News of big leases from the likes of Hulu and Snap in the second quarter garnered attention for their size, but LA’s office market has a long way to go as it is still on its path toward recovery, a Q2 2021 report from Savills shows. 

Overall leasing activity rose from 1.9M SF in Q2 2020 to 3.1M SF in Q2 2021, but that was in large part thanks to the handful of big-name leases, according to the report. Leasing activity was still down 21% compared to conditions right before the coronavirus pandemic — 4M SF of activity in Q1 2020 — and trailed the five-year quarterly average of 3.5M SF, Savills found. 

Many of the deals that came through in Q2, including some of the largest ones, were deals that were already in motion, said Michael Soto, Savills’ research director for the Southern California region.

“Companies that we knew were already out in the market or that had leases expiring in the next six to 12 months, they have to do deals. That’s the activity we’ve been seeing,” Soto said. 

That there has been major activity at all is a change from last year and an indicator that tenants are feeling more confident than they were in 2020, said Suzanne Lee, executive director in Cushman & Wakefield’s LA office. 

“The good news is that we are not seeing the paralysis that we were seeing in 2020,” Lee said. 

“Last year, virtually any company faced with an imminent leasing decision typically kicked the can down the road, doing a short-term 12-to-18-month extension," Lee said. "Now, our clients and people in general are confident that when they wake up tomorrow morning, the world is still going to be there.”

That is leading to more office tenants feeling emboldened to make longer-term leasing commitments, Lee said.

Availability and rental rates across the city

Companies that are looking to lease space certainly have a lot to choose from. In Los Angeles, 24.1% of office space was available for lease, according to Savills — a number the brokerage referred to as record high. It is slightly higher than Q1’s 23.6% availability. Availability refers to space marketed as available for lease, including sublease space as well as directly available space. 
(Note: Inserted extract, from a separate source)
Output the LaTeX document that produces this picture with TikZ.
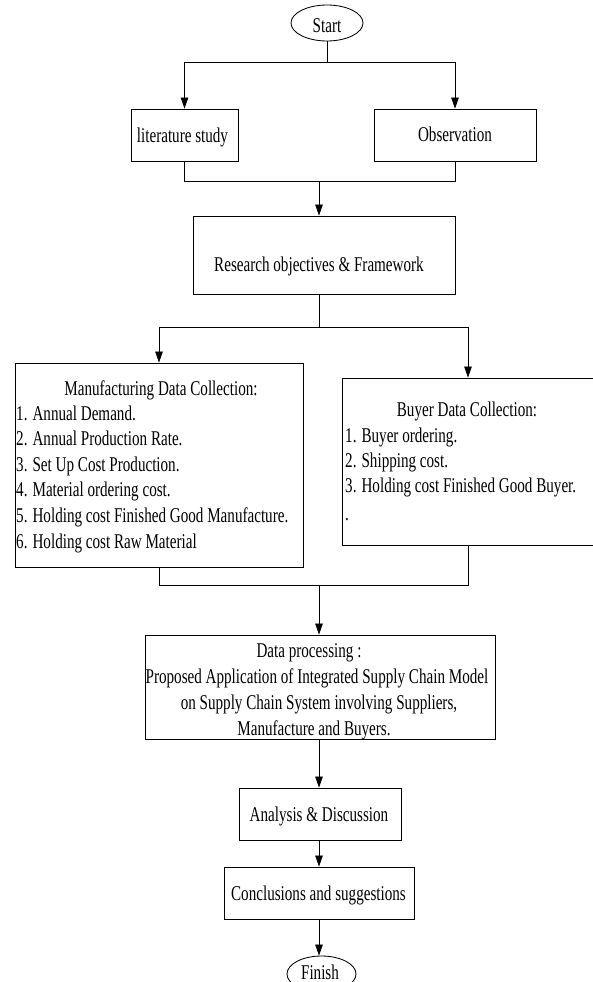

Burbank was the only market with single-digit availability, with 8.8%. Hollywood, El Segundo, and the North Hollywood-Studio City-Universal City and Fox Hills-Marina submarkets all had availability over 30%. In the three years prior to the pandemic, average availability in the second quarter hovered around the high teens.  

Soto held up Burbank as well as other markets like Culver City and Santa Monica, the latter of which saw four of the top 10 largest leases in Q2, as areas that would likely recover faster because of those areas’ popularity with tech and entertainment tenants. Lee said markets that appeal to fast-growing clients would likely lead the recovery while others might lag. 

“The Westside has typically been more of a draw for tech and media clients, which are some of the fastest-growing and most robust sectors in our local economy. So while we saw a significant amount of vacancy and availability in that market during the pandemic, what we’re seeing so far is that that market will probably recover faster than, say, Downtown,” which has been typically more of a draw for traditional industries like finance, law and insurance, Lee said. 

Asking rents citywide averaged $3.84 per SF monthly, down a penny from $3.85 per SF in Q1 and a 5.7% increase year-over-year, though the report noted that “concessions such as rental abatement and tenant improvement allowances remain high as landlords aggressively compete for occupancy.”

Taken together, the quarter’s fundamentals and the top leases indicate that while a recovery may be picking up steam, it is hardly here yet. 

“The office market is moving in the right direction, but it’s going to take time,” Soto said.